───── INFORMATION SHOWN
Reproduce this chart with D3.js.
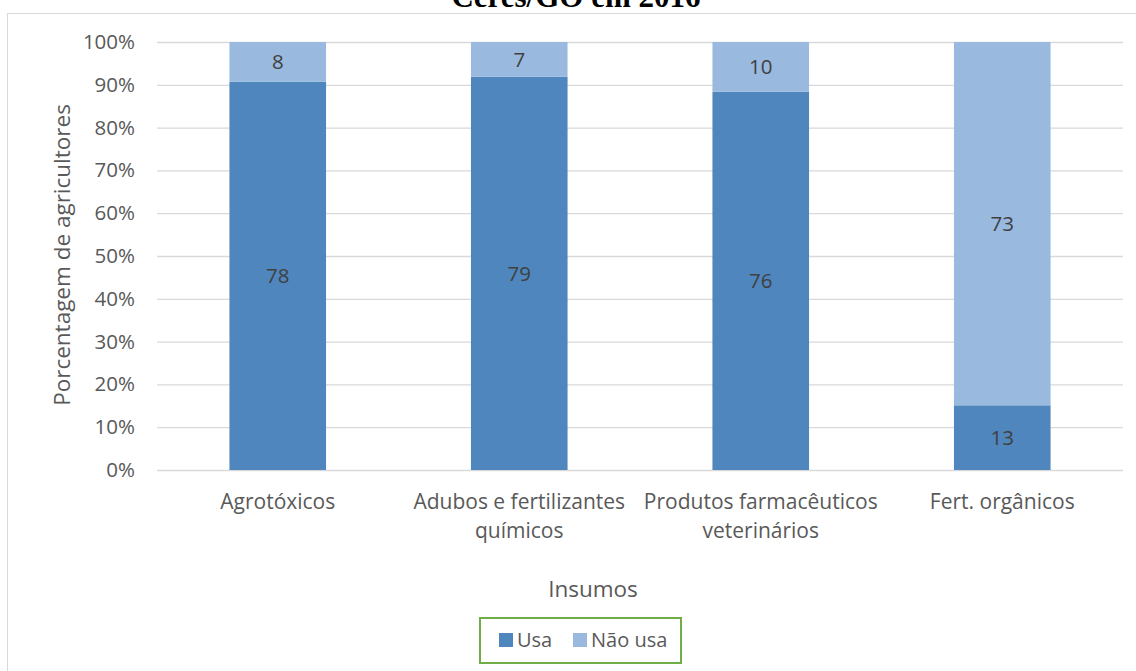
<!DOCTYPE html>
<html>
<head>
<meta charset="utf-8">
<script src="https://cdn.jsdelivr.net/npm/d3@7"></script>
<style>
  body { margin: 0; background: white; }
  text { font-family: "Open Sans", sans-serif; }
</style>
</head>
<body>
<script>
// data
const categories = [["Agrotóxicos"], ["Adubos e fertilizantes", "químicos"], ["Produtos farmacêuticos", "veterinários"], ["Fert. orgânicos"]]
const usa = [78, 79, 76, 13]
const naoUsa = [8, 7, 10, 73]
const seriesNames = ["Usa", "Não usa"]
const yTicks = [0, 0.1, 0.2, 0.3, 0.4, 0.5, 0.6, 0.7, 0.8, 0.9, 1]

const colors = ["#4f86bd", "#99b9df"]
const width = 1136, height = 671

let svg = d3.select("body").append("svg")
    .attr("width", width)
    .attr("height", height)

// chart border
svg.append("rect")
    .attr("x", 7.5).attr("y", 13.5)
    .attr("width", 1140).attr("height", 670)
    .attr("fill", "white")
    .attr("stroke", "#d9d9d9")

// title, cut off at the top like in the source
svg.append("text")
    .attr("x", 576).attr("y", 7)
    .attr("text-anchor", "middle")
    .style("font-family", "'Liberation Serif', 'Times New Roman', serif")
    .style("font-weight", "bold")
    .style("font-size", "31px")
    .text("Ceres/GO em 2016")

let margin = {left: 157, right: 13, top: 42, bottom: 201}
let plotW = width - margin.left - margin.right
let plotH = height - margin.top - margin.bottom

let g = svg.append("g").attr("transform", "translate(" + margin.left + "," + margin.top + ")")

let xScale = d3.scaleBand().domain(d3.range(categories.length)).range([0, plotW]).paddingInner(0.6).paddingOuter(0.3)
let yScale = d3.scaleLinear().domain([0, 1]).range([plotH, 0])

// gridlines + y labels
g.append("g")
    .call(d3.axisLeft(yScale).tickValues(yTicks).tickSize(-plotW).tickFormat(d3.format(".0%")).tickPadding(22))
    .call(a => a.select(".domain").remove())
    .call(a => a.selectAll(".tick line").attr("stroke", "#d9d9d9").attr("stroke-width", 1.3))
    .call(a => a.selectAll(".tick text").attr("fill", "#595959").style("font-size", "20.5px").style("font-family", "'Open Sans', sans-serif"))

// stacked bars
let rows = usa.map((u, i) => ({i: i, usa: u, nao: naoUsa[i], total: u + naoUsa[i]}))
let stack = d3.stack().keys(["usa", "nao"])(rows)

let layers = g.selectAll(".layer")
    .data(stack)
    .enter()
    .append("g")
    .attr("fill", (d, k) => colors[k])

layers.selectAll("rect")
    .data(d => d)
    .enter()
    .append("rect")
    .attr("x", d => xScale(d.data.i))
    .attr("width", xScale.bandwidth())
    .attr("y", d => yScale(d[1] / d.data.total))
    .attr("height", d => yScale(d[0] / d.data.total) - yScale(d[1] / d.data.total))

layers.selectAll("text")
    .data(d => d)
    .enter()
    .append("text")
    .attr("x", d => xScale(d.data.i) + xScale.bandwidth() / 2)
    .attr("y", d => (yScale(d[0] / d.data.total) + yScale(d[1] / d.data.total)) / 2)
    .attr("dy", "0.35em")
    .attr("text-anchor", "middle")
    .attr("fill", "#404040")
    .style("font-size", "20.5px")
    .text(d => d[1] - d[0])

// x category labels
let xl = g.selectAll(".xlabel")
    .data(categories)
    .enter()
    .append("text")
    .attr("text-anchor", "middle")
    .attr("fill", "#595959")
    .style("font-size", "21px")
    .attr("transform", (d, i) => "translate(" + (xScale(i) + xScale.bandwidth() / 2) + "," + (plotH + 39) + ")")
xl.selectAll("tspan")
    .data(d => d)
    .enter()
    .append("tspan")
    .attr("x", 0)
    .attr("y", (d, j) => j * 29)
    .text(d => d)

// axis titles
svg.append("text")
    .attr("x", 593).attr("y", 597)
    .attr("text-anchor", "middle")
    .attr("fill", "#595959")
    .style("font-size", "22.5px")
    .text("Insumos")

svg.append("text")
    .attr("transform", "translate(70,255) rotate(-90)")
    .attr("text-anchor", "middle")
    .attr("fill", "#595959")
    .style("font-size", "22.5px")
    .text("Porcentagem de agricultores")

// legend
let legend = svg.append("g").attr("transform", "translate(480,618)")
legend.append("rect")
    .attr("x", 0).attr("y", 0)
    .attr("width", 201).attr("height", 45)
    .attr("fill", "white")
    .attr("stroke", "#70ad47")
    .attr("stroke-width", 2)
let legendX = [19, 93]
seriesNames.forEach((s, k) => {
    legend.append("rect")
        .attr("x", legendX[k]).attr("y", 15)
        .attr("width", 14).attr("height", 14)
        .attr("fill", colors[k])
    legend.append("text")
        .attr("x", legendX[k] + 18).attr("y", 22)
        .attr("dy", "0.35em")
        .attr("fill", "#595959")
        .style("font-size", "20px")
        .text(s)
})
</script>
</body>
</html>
──────────
Make an exact copy of the data above, pictures excluded.

FINAL RESULT.
Reproduce this chart with D3.js.
<!DOCTYPE html>
<html>
<head>
<meta charset="utf-8">
<script src="https://cdn.jsdelivr.net/npm/d3@7"></script>
<style>
  body { margin: 0; background: white; }
  text { font-family: "Open Sans", sans-serif; }
</style>
</head>
<body>
<script>
// data
const categories = [["Agrotóxicos"], ["Adubos e fertilizantes", "químicos"], ["Produtos farmacêuticos", "veterinários"], ["Fert. orgânicos"]]
const usa = [78, 79, 76, 13]
const naoUsa = [8, 7, 10, 73]
const seriesNames = ["Usa", "Não usa"]
const yTicks = [0, 0.1, 0.2, 0.3, 0.4, 0.5, 0.6, 0.7, 0.8, 0.9, 1]

const colors = ["#4f86bd", "#99b9df"]
const width = 1136, height = 671

let svg = d3.select("body").append("svg")
    .attr("width", width)
    .attr("height", height)

// chart border
svg.append("rect")
    .attr("x", 7.5).attr("y", 13.5)
    .attr("width", 1140).attr("height", 670)
    .attr("fill", "white")
    .attr("stroke", "#d9d9d9")

// title, cut off at the top like in the source
svg.append("text")
    .attr("x", 576).attr("y", 7)
    .attr("text-anchor", "middle")
    .style("font-family", "'Liberation Serif', 'Times New Roman', serif")
    .style("font-weight", "bold")
    .style("font-size", "31px")
    .text("Ceres/GO em 2016")

let margin = {left: 157, right: 13, top: 42, bottom: 201}
let plotW = width - margin.left - margin.right
let plotH = height - margin.top - margin.bottom

let g = svg.append("g").attr("transform", "translate(" + margin.left + "," + margin.top + ")")

let xScale = d3.scaleBand().domain(d3.range(categories.length)).range([0, plotW]).paddingInner(0.6).paddingOuter(0.3)
let yScale = d3.scaleLinear().domain([0, 1]).range([plotH, 0])

// gridlines + y labels
g.append("g")
    .call(d3.axisLeft(yScale).tickValues(yTicks).tickSize(-plotW).tickFormat(d3.format(".0%")).tickPadding(22))
    .call(a => a.select(".domain").remove())
    .call(a => a.selectAll(".tick line").attr("stroke", "#d9d9d9").attr("stroke-width", 1.3))
    .call(a => a.selectAll(".tick text").attr("fill", "#595959").style("font-size", "20.5px").style("font-family", "'Open Sans', sans-serif"))

// stacked bars
let rows = usa.map((u, i) => ({i: i, usa: u, nao: naoUsa[i], total: u + naoUsa[i]}))
let stack = d3.stack().keys(["usa", "nao"])(rows)

let layers = g.selectAll(".layer")
    .data(stack)
    .enter()
    .append("g")
    .attr("fill", (d, k) => colors[k])

layers.selectAll("rect")
    .data(d => d)
    .enter()
    .append("rect")
    .attr("x", d => xScale(d.data.i))
    .attr("width", xScale.bandwidth())
    .attr("y", d => yScale(d[1] / d.data.total))
    .attr("height", d => yScale(d[0] / d.data.total) - yScale(d[1] / d.data.total))

layers.selectAll("text")
    .data(d => d)
    .enter()
    .append("text")
    .attr("x", d => xScale(d.data.i) + xScale.bandwidth() / 2)
    .attr("y", d => (yScale(d[0] / d.data.total) + yScale(d[1] / d.data.total)) / 2)
    .attr("dy", "0.35em")
    .attr("text-anchor", "middle")
    .attr("fill", "#404040")
    .style("font-size", "20.5px")
    .text(d => d[1] - d[0])

// x category labels
let xl = g.selectAll(".xlabel")
    .data(categories)
    .enter()
    .append("text")
    .attr("text-anchor", "middle")
    .attr("fill", "#595959")
    .style("font-size", "21px")
    .attr("transform", (d, i) => "translate(" + (xScale(i) + xScale.bandwidth() / 2) + "," + (plotH + 39) + ")")
xl.selectAll("tspan")
    .data(d => d)
    .enter()
    .append("tspan")
    .attr("x", 0)
    .attr("y", (d, j) => j * 29)
    .text(d => d)

// axis titles
svg.append("text")
    .attr("x", 593).attr("y", 597)
    .attr("text-anchor", "middle")
    .attr("fill", "#595959")
    .style("font-size", "22.5px")
    .text("Insumos")

svg.append("text")
    .attr("transform", "translate(70,255) rotate(-90)")
    .attr("text-anchor", "middle")
    .attr("fill", "#595959")
    .style("font-size", "22.5px")
    .text("Porcentagem de agricultores")

// legend
let legend = svg.append("g").attr("transform", "translate(480,618)")
legend.append("rect")
    .attr("x", 0).attr("y", 0)
    .attr("width", 201).attr("height", 45)
    .attr("fill", "white")
    .attr("stroke", "#70ad47")
    .attr("stroke-width", 2)
let legendX = [19, 93]
seriesNames.forEach((s, k) => {
    legend.append("rect")
        .attr("x", legendX[k]).attr("y", 15)
        .attr("width", 14).attr("height", 14)
        .attr("fill", colors[k])
    legend.append("text")
        .attr("x", legendX[k] + 18).attr("y", 22)
        .attr("dy", "0.35em")
        .attr("fill", "#595959")
        .style("font-size", "20px")
        .text(s)
})
</script>
</body>
</html>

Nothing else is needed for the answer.